Aim of the task: Set down each line of the data below exactly as it stands, dropping the pictures.

Given information:
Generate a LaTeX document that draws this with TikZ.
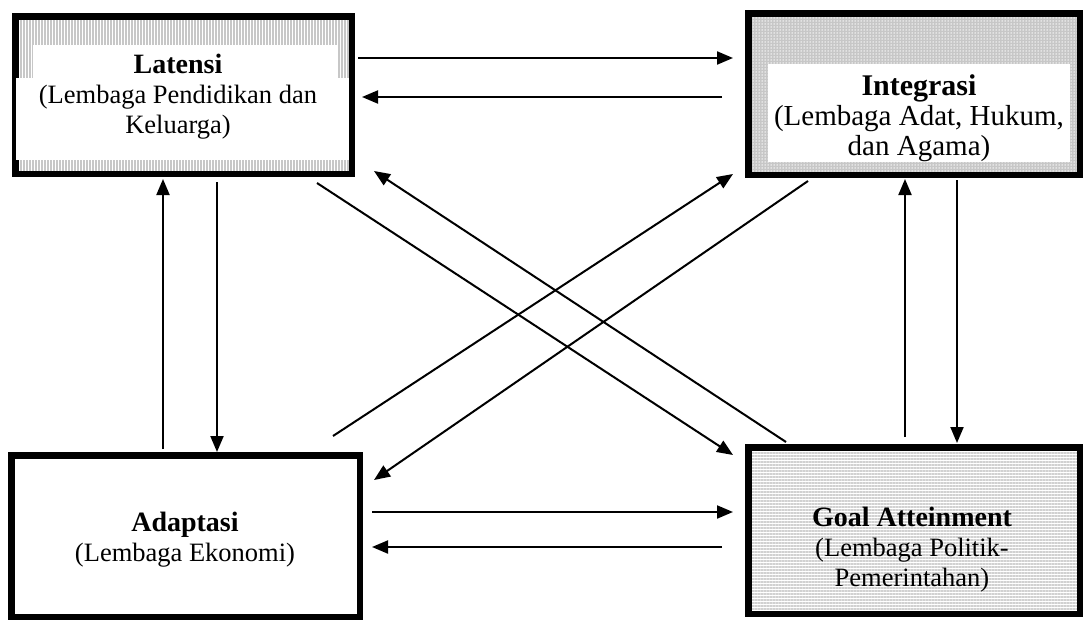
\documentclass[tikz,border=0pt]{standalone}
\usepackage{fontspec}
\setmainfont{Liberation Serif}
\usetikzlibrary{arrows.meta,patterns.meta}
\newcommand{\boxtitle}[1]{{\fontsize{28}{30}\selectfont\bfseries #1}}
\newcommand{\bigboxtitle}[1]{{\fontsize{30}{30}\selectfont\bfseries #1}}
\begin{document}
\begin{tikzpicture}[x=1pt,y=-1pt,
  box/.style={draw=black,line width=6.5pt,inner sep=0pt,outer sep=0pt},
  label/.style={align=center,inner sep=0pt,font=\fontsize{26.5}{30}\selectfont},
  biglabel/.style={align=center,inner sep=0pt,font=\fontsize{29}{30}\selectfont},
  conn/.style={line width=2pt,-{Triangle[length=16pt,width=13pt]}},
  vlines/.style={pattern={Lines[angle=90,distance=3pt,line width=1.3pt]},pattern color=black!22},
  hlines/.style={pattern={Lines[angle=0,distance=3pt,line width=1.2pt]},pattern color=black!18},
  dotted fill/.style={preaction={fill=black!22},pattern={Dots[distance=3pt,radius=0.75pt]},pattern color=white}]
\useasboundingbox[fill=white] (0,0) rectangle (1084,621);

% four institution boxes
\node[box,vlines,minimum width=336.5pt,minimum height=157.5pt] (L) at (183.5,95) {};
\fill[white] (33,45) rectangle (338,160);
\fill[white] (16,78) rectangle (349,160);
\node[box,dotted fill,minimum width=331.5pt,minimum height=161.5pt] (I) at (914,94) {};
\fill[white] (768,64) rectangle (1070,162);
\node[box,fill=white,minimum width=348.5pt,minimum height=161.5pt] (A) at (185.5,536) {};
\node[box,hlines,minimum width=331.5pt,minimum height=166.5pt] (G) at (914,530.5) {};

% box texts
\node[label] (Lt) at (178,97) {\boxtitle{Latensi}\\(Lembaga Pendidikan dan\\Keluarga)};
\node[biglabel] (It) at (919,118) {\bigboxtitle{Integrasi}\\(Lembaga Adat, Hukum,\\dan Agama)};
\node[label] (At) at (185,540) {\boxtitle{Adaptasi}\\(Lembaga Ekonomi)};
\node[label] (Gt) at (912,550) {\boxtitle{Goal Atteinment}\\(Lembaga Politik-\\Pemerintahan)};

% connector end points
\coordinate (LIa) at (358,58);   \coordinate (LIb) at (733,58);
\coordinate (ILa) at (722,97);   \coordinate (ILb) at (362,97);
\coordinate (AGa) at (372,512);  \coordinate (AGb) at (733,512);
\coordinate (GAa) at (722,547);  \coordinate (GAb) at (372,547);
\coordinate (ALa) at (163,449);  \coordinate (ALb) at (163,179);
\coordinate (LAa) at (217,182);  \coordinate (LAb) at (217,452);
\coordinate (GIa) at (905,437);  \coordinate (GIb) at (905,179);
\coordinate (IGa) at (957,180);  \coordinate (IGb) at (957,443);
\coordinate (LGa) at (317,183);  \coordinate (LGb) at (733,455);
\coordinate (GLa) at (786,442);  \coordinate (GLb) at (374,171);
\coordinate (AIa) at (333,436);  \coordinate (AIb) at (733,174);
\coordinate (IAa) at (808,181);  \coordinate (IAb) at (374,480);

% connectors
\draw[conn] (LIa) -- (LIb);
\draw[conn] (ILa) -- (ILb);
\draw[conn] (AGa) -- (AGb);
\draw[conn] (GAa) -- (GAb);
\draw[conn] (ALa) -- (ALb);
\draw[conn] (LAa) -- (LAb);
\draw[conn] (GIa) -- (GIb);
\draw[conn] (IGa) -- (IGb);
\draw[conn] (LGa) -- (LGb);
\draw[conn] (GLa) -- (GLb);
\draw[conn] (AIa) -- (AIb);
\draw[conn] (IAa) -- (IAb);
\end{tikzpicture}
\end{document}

Written solution:
Generate a LaTeX document that draws this with TikZ.
\documentclass[tikz,border=0pt]{standalone}
\usepackage{fontspec}
\setmainfont{Liberation Serif}
\usetikzlibrary{arrows.meta,patterns.meta}
\newcommand{\boxtitle}[1]{{\fontsize{28}{30}\selectfont\bfseries #1}}
\newcommand{\bigboxtitle}[1]{{\fontsize{30}{30}\selectfont\bfseries #1}}
\begin{document}
\begin{tikzpicture}[x=1pt,y=-1pt,
  box/.style={draw=black,line width=6.5pt,inner sep=0pt,outer sep=0pt},
  label/.style={align=center,inner sep=0pt,font=\fontsize{26.5}{30}\selectfont},
  biglabel/.style={align=center,inner sep=0pt,font=\fontsize{29}{30}\selectfont},
  conn/.style={line width=2pt,-{Triangle[length=16pt,width=13pt]}},
  vlines/.style={pattern={Lines[angle=90,distance=3pt,line width=1.3pt]},pattern color=black!22},
  hlines/.style={pattern={Lines[angle=0,distance=3pt,line width=1.2pt]},pattern color=black!18},
  dotted fill/.style={preaction={fill=black!22},pattern={Dots[distance=3pt,radius=0.75pt]},pattern color=white}]
\useasboundingbox[fill=white] (0,0) rectangle (1084,621);

% four institution boxes
\node[box,vlines,minimum width=336.5pt,minimum height=157.5pt] (L) at (183.5,95) {};
\fill[white] (33,45) rectangle (338,160);
\fill[white] (16,78) rectangle (349,160);
\node[box,dotted fill,minimum width=331.5pt,minimum height=161.5pt] (I) at (914,94) {};
\fill[white] (768,64) rectangle (1070,162);
\node[box,fill=white,minimum width=348.5pt,minimum height=161.5pt] (A) at (185.5,536) {};
\node[box,hlines,minimum width=331.5pt,minimum height=166.5pt] (G) at (914,530.5) {};

% box texts
\node[label] (Lt) at (178,97) {\boxtitle{Latensi}\\(Lembaga Pendidikan dan\\Keluarga)};
\node[biglabel] (It) at (919,118) {\bigboxtitle{Integrasi}\\(Lembaga Adat, Hukum,\\dan Agama)};
\node[label] (At) at (185,540) {\boxtitle{Adaptasi}\\(Lembaga Ekonomi)};
\node[label] (Gt) at (912,550) {\boxtitle{Goal Atteinment}\\(Lembaga Politik-\\Pemerintahan)};

% connector end points
\coordinate (LIa) at (358,58);   \coordinate (LIb) at (733,58);
\coordinate (ILa) at (722,97);   \coordinate (ILb) at (362,97);
\coordinate (AGa) at (372,512);  \coordinate (AGb) at (733,512);
\coordinate (GAa) at (722,547);  \coordinate (GAb) at (372,547);
\coordinate (ALa) at (163,449);  \coordinate (ALb) at (163,179);
\coordinate (LAa) at (217,182);  \coordinate (LAb) at (217,452);
\coordinate (GIa) at (905,437);  \coordinate (GIb) at (905,179);
\coordinate (IGa) at (957,180);  \coordinate (IGb) at (957,443);
\coordinate (LGa) at (317,183);  \coordinate (LGb) at (733,455);
\coordinate (GLa) at (786,442);  \coordinate (GLb) at (374,171);
\coordinate (AIa) at (333,436);  \coordinate (AIb) at (733,174);
\coordinate (IAa) at (808,181);  \coordinate (IAb) at (374,480);

% connectors
\draw[conn] (LIa) -- (LIb);
\draw[conn] (ILa) -- (ILb);
\draw[conn] (AGa) -- (AGb);
\draw[conn] (GAa) -- (GAb);
\draw[conn] (ALa) -- (ALb);
\draw[conn] (LAa) -- (LAb);
\draw[conn] (GIa) -- (GIb);
\draw[conn] (IGa) -- (IGb);
\draw[conn] (LGa) -- (LGb);
\draw[conn] (GLa) -- (GLb);
\draw[conn] (AIa) -- (AIb);
\draw[conn] (IAa) -- (IAb);
\end{tikzpicture}
\end{document}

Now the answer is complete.